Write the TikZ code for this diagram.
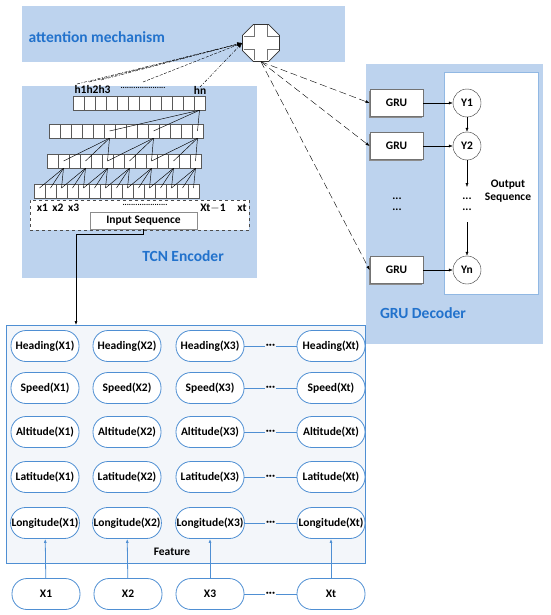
\documentclass[tikz,border=0pt]{standalone}
\usepackage{fontspec}
\setmainfont{Carlito}
\usetikzlibrary{positioning,shapes.geometric,arrows.meta,shadows}
\definecolor{panel}{HTML}{BDD3EE}
\definecolor{titleblue}{HTML}{2272CC}
\definecolor{featblue}{HTML}{4F8FD3}
\definecolor{featbg}{HTML}{F3F6FA}
\begin{document}
\begin{tikzpicture}[x=1pt,y=-1pt,font=\fontsize{11.5}{13}\selectfont\bfseries,
title/.style={text=titleblue,font=\fontsize{15.5}{18}\selectfont\bfseries},
cell/.style={draw=black!65,fill=white,minimum width=11pt,minimum height=14pt,inner sep=0pt,line width=0.45pt},
link/.style={line width=0.45pt},
feat/.style={draw=featblue,fill=white,rounded corners=15pt,minimum width=68pt,minimum height=31pt,inner sep=1pt,line width=0.8pt},
featline/.style={draw=featblue,line width=0.8pt},
gru/.style={draw=black!55,fill=white,minimum width=53pt,minimum height=27pt,line width=0.8pt,
  drop shadow={shadow xshift=-1.2pt,shadow yshift=-1.2pt,fill=black!45,opacity=1}},
ynode/.style={circle,draw=black!80,fill=white,minimum size=28pt,inner sep=0pt},
flow/.style={-{Latex[length=4pt,width=3pt]}},
att/.style={dash pattern=on 3pt off 1.5pt,-{Latex[length=5pt,width=3.5pt]}},
attdot/.style={dash pattern=on 3pt off 1.5pt on 1pt off 1.5pt,-{Latex[length=5pt,width=3.5pt]}},
attout/.style={dash pattern=on 7pt off 3.5pt,-{Latex[length=4pt,width=3pt]}}]
\useasboundingbox (0,0) rectangle (550,615);
% panels
\fill[panel] (22,6) rectangle (345,62);
\fill[panel] (22,86) rectangle (257,278);
\fill[panel] (366,64) rectangle (543,344);
\node[title,anchor=west] (atttitle) at (25,37) {attention mechanism};
\node[title] (tcntitle) at (183,256) {TCN Encoder};
\node[title] (grutitle) at (423,313) {GRU Decoder};
% attention node
\node[regular polygon,regular polygon sides=8,minimum size=40pt,draw=black!80,fill=white,line width=0.6pt] (oct) at (261,43) {};
\draw[black!55,line width=0.6pt,shift={(oct.center)}] (-6.5,-17.5) -- (-6.5,-6.5) -- (-17.5,-6.5) (-17.5,6.5) -- (-6.5,6.5) -- (-6.5,17.5)
  (6.5,17.5) -- (6.5,6.5) -- (17.5,6.5) (17.5,-6.5) -- (6.5,-6.5) -- (6.5,-17.5);
% TCN layers
\foreach \i in {0,...,11} \node[cell] (top\i) at ({78.5+11*\i},103) {};
\foreach \i in {0,...,13} \node[cell] (la\i) at ({54.5+11*\i},131) {};
\foreach \i in {0,...,13} \node[cell] (lb\i) at ({52.5+11*\i},161) {};
\foreach \i in {0,...,14} \node[cell] (lc\i) at ({39.5+11*\i},191) {};
\foreach \j in {5,9,13} \draw[link] (top11.south) -- (la\j.center);
\foreach \s in {5,9,13}{\foreach \d in {0,2,4}{\pgfmathtruncatemacro\t{\s-\d}\draw[link] (la\s.south) -- (lb\t.center);}}
\foreach \s in {1,3,...,13}{\foreach \d in {-1,0,1}{\pgfmathtruncatemacro\t{\s+\d}\draw[link] (lb\s.south) -- (lc\t.north |- 0,188);}}
\node (hlab) at (92.5,90) {h1h2h3};
\node (hdots) at (143,88) {\fontsize{8}{8}\selectfont.....................};
\node (hnlab) at (200,90) {hn};
% input sequence
\node[draw=black!70,dashed,fill=white,minimum width=219pt,minimum height=30pt] (inseq) at (139.5,215) {};
\node (xlab) at (58,208) {x1\, x2\, x3};
\node (xdots) at (145,205) {\fontsize{8}{8}\selectfont.....................};
\node (xtm) at (213,208) {Xt$-$1};
\node (xt) at (242,208) {xt};
\node[draw=black!45,fill=white,minimum width=107pt,minimum height=17pt,inner sep=0pt] (inbox) at (143.5,220.5) {Input Sequence};
% attention links
\coordinate (a1) at (77,84);
\coordinate (a2) at (89,82);
\coordinate (a3) at (101,80);
\coordinate (a4) at (143,82);
\coordinate (a5) at (200,87);
\draw[attdot] (a1) -- (oct.west);
\draw[att] (a2) -- (oct.west);
\draw[attdot] (a3) -- (oct.west);
\draw[att] (a4) -- (oct.west);
\draw[attdot] (a5) -- (oct.west);
% decoder
\draw[draw=panel!60!featblue,fill=white,line width=0.8pt] (444,72) rectangle (538,294);
\node[gru] (gru1) at (396.5,103) {GRU};
\node[gru] (gru2) at (396.5,146) {GRU};
\node[gru] (grun) at (396.5,270) {GRU};
\node[ynode] (y1) at (467,103) {Y1};
\node[ynode] (y2) at (467,146) {Y2};
\node[ynode] (yn) at (467,270) {Yn};
\node[align=center] (outlab) at (508,191) {Output\\Sequence};
\node[align=center,inner sep=0pt] (gdots) at (397,204) {...\\[-2pt]...};
\node[align=center,inner sep=0pt] (ydots) at (467,204) {...\\[-2pt]...};
\coordinate (yup) at (467,187);
\coordinate (ylow) at (467,222);
\draw[flow] (gru1) -- (y1);
\draw[flow] (gru2) -- (y2);
\draw[flow] (grun) -- (yn);
\draw[flow] (y1) -- (y2);
\draw[flow] (y2) -- (yup);
\draw[flow] (ylow) -- (yn);
\draw[attout] (oct.south) -- (gru1.west);
\draw[attout] (oct.south) -- (gru2.west);
\draw[attout] (oct.south) -- (grun.west);
% features
\draw[featline,fill=featbg] (6,325) rectangle (365,563);
\coordinate (fin) at (76,325);
\draw[flow,line width=0.6pt] (inbox.south) -- ++(0,5) -| (fin);
\foreach \f/\y in {Heading/346,Speed/388,Altitude/432,Latitude/477,Longitude/523}{
  \foreach \c/\x/\l in {1/45/X1,2/127/X2,3/210/X3,t/331/Xt} \node[feat] (\f\c) at (\x,\y) {\f(\l)};
  \draw[featline] (\f 3) -- node[fill=featbg,inner sep=1pt] {\textperiodcentered\textperiodcentered\textperiodcentered} (\f t);
}
\node (featlab) at (172,552) {Feature};
\foreach \c/\x/\l in {1/46/X1,2/128/X2,3/210/X3,t/331/Xt}{
  \node[feat] (x\c) at (\x,594) {\l};
  \draw[featline,-{Latex[length=4pt,width=3pt]}] (x\c) -- (Longitude\c);
}
\draw[featline] (x3) -- node[fill=white,inner sep=1pt] {\textperiodcentered\textperiodcentered\textperiodcentered} (xt);
\end{tikzpicture}
\end{document}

--- --- ---

*YOUR OBJECTIVE*
Pictures excluded, quote all the data above exactly.

*EXERCISE RESPONSE*
Write the TikZ code for this diagram.
\documentclass[tikz,border=0pt]{standalone}
\usepackage{fontspec}
\setmainfont{Carlito}
\usetikzlibrary{positioning,shapes.geometric,arrows.meta,shadows}
\definecolor{panel}{HTML}{BDD3EE}
\definecolor{titleblue}{HTML}{2272CC}
\definecolor{featblue}{HTML}{4F8FD3}
\definecolor{featbg}{HTML}{F3F6FA}
\begin{document}
\begin{tikzpicture}[x=1pt,y=-1pt,font=\fontsize{11.5}{13}\selectfont\bfseries,
title/.style={text=titleblue,font=\fontsize{15.5}{18}\selectfont\bfseries},
cell/.style={draw=black!65,fill=white,minimum width=11pt,minimum height=14pt,inner sep=0pt,line width=0.45pt},
link/.style={line width=0.45pt},
feat/.style={draw=featblue,fill=white,rounded corners=15pt,minimum width=68pt,minimum height=31pt,inner sep=1pt,line width=0.8pt},
featline/.style={draw=featblue,line width=0.8pt},
gru/.style={draw=black!55,fill=white,minimum width=53pt,minimum height=27pt,line width=0.8pt,
  drop shadow={shadow xshift=-1.2pt,shadow yshift=-1.2pt,fill=black!45,opacity=1}},
ynode/.style={circle,draw=black!80,fill=white,minimum size=28pt,inner sep=0pt},
flow/.style={-{Latex[length=4pt,width=3pt]}},
att/.style={dash pattern=on 3pt off 1.5pt,-{Latex[length=5pt,width=3.5pt]}},
attdot/.style={dash pattern=on 3pt off 1.5pt on 1pt off 1.5pt,-{Latex[length=5pt,width=3.5pt]}},
attout/.style={dash pattern=on 7pt off 3.5pt,-{Latex[length=4pt,width=3pt]}}]
\useasboundingbox (0,0) rectangle (550,615);
% panels
\fill[panel] (22,6) rectangle (345,62);
\fill[panel] (22,86) rectangle (257,278);
\fill[panel] (366,64) rectangle (543,344);
\node[title,anchor=west] (atttitle) at (25,37) {attention mechanism};
\node[title] (tcntitle) at (183,256) {TCN Encoder};
\node[title] (grutitle) at (423,313) {GRU Decoder};
% attention node
\node[regular polygon,regular polygon sides=8,minimum size=40pt,draw=black!80,fill=white,line width=0.6pt] (oct) at (261,43) {};
\draw[black!55,line width=0.6pt,shift={(oct.center)}] (-6.5,-17.5) -- (-6.5,-6.5) -- (-17.5,-6.5) (-17.5,6.5) -- (-6.5,6.5) -- (-6.5,17.5)
  (6.5,17.5) -- (6.5,6.5) -- (17.5,6.5) (17.5,-6.5) -- (6.5,-6.5) -- (6.5,-17.5);
% TCN layers
\foreach \i in {0,...,11} \node[cell] (top\i) at ({78.5+11*\i},103) {};
\foreach \i in {0,...,13} \node[cell] (la\i) at ({54.5+11*\i},131) {};
\foreach \i in {0,...,13} \node[cell] (lb\i) at ({52.5+11*\i},161) {};
\foreach \i in {0,...,14} \node[cell] (lc\i) at ({39.5+11*\i},191) {};
\foreach \j in {5,9,13} \draw[link] (top11.south) -- (la\j.center);
\foreach \s in {5,9,13}{\foreach \d in {0,2,4}{\pgfmathtruncatemacro\t{\s-\d}\draw[link] (la\s.south) -- (lb\t.center);}}
\foreach \s in {1,3,...,13}{\foreach \d in {-1,0,1}{\pgfmathtruncatemacro\t{\s+\d}\draw[link] (lb\s.south) -- (lc\t.north |- 0,188);}}
\node (hlab) at (92.5,90) {h1h2h3};
\node (hdots) at (143,88) {\fontsize{8}{8}\selectfont.....................};
\node (hnlab) at (200,90) {hn};
% input sequence
\node[draw=black!70,dashed,fill=white,minimum width=219pt,minimum height=30pt] (inseq) at (139.5,215) {};
\node (xlab) at (58,208) {x1\, x2\, x3};
\node (xdots) at (145,205) {\fontsize{8}{8}\selectfont.....................};
\node (xtm) at (213,208) {Xt$-$1};
\node (xt) at (242,208) {xt};
\node[draw=black!45,fill=white,minimum width=107pt,minimum height=17pt,inner sep=0pt] (inbox) at (143.5,220.5) {Input Sequence};
% attention links
\coordinate (a1) at (77,84);
\coordinate (a2) at (89,82);
\coordinate (a3) at (101,80);
\coordinate (a4) at (143,82);
\coordinate (a5) at (200,87);
\draw[attdot] (a1) -- (oct.west);
\draw[att] (a2) -- (oct.west);
\draw[attdot] (a3) -- (oct.west);
\draw[att] (a4) -- (oct.west);
\draw[attdot] (a5) -- (oct.west);
% decoder
\draw[draw=panel!60!featblue,fill=white,line width=0.8pt] (444,72) rectangle (538,294);
\node[gru] (gru1) at (396.5,103) {GRU};
\node[gru] (gru2) at (396.5,146) {GRU};
\node[gru] (grun) at (396.5,270) {GRU};
\node[ynode] (y1) at (467,103) {Y1};
\node[ynode] (y2) at (467,146) {Y2};
\node[ynode] (yn) at (467,270) {Yn};
\node[align=center] (outlab) at (508,191) {Output\\Sequence};
\node[align=center,inner sep=0pt] (gdots) at (397,204) {...\\[-2pt]...};
\node[align=center,inner sep=0pt] (ydots) at (467,204) {...\\[-2pt]...};
\coordinate (yup) at (467,187);
\coordinate (ylow) at (467,222);
\draw[flow] (gru1) -- (y1);
\draw[flow] (gru2) -- (y2);
\draw[flow] (grun) -- (yn);
\draw[flow] (y1) -- (y2);
\draw[flow] (y2) -- (yup);
\draw[flow] (ylow) -- (yn);
\draw[attout] (oct.south) -- (gru1.west);
\draw[attout] (oct.south) -- (gru2.west);
\draw[attout] (oct.south) -- (grun.west);
% features
\draw[featline,fill=featbg] (6,325) rectangle (365,563);
\coordinate (fin) at (76,325);
\draw[flow,line width=0.6pt] (inbox.south) -- ++(0,5) -| (fin);
\foreach \f/\y in {Heading/346,Speed/388,Altitude/432,Latitude/477,Longitude/523}{
  \foreach \c/\x/\l in {1/45/X1,2/127/X2,3/210/X3,t/331/Xt} \node[feat] (\f\c) at (\x,\y) {\f(\l)};
  \draw[featline] (\f 3) -- node[fill=featbg,inner sep=1pt] {\textperiodcentered\textperiodcentered\textperiodcentered} (\f t);
}
\node (featlab) at (172,552) {Feature};
\foreach \c/\x/\l in {1/46/X1,2/128/X2,3/210/X3,t/331/Xt}{
  \node[feat] (x\c) at (\x,594) {\l};
  \draw[featline,-{Latex[length=4pt,width=3pt]}] (x\c) -- (Longitude\c);
}
\draw[featline] (x3) -- node[fill=white,inner sep=1pt] {\textperiodcentered\textperiodcentered\textperiodcentered} (xt);
\end{tikzpicture}
\end{document}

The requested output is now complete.